Сологуб много кого и чего не любил в литературе и в жизни: Блока («хороший поэт, но не русский, — немец»), Щедрина (не было более бранного слова для Сологуба, чем Щедрин), Андрея Белого, роман которого «Петербург» он на дух не переносил, Рабле и Свифта, которые, со Щедриным наравне, были самыми нелюбимыми у Сологуба писателями, О. Генри…
«Профессионально злой», — назвал Сологуба Вл. Пяст в своей книге воспоминаний.
1921 год, год выхода «Фимиамов», был для Сологуба самым трагическим годом всей его жизни. 23 сентября жена его, писательница и переводчица Анастасия Чеботаревская, в остром приступе психостении бросилась с дамбы Тучкова моста в реку Ждановку и утонула. Нашли ее только весной, когда вскрылся лед. Все это время поэт не верил в гибель жены и каждый день ставил для нее обеденный прибор, ожидая ее возвращения.
«Она отдала мне свою душу, и мою унесла с собою», — напишет он в письме к Мережковскому.
И добавит: «Но как ни тяжело мне, я теперь знаю, что смерти нет».
И уже умирая, зимою 1927 года, он говорил в бреду: «Она ждет меня, она зовет меня…»
Унесла мою душуНа дно речное.Волю твою нарушу,Пойду за тобою…

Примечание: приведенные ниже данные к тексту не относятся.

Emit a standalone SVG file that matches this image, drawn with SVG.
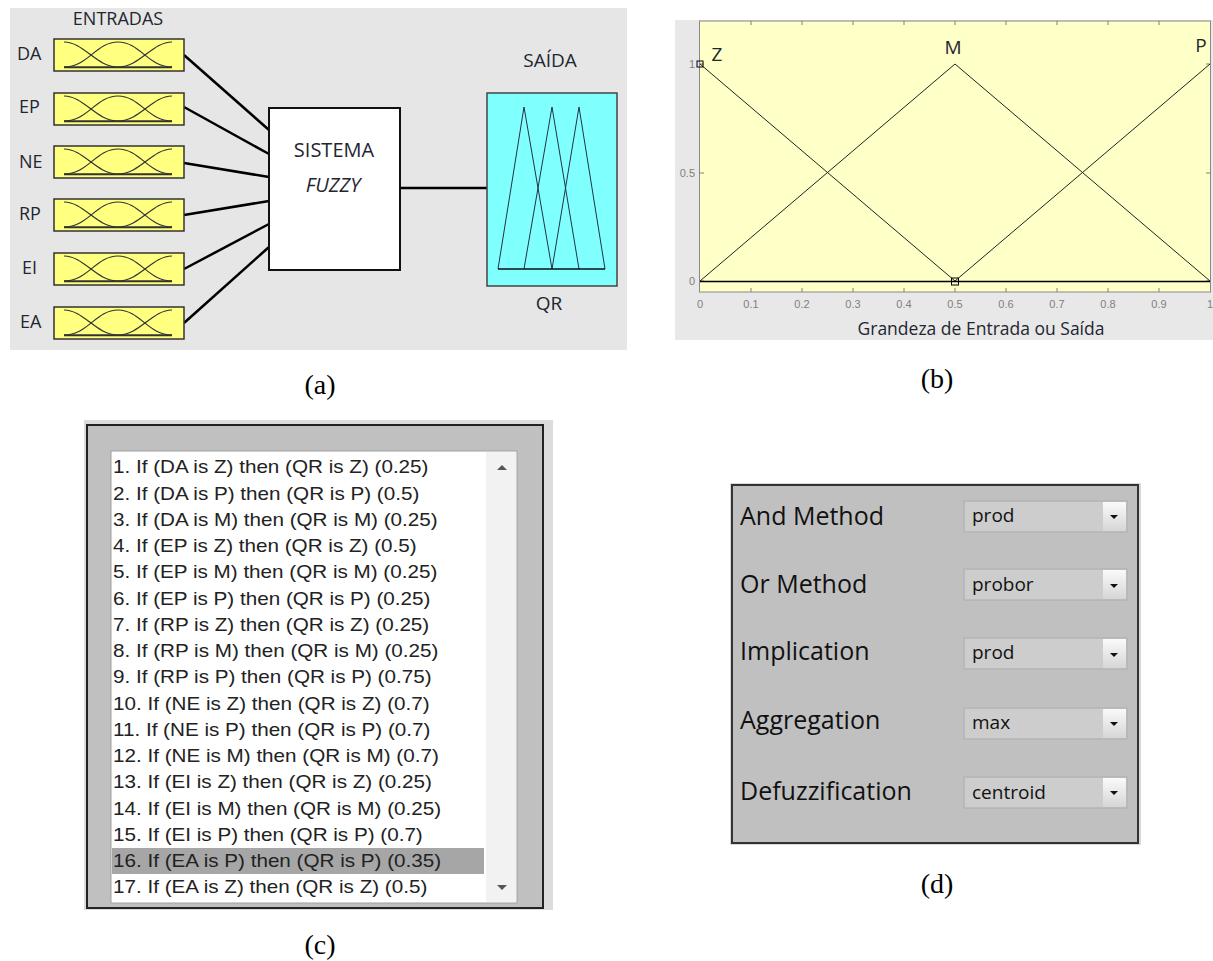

«Для русской литературы 5 декабря 1927 года — такой же день, как 7 августа 1921 года (день смерти А. Блока. — А.Е.), — скажет Е. Замятин на панихиде по поэту Федору Сологубу. — …В каждом из них мы теряли человека с богато выраженной индивидуальностью, с своими — пусть и очень различными — убеждениями, которым каждый из них оставался верен до самого своего конца».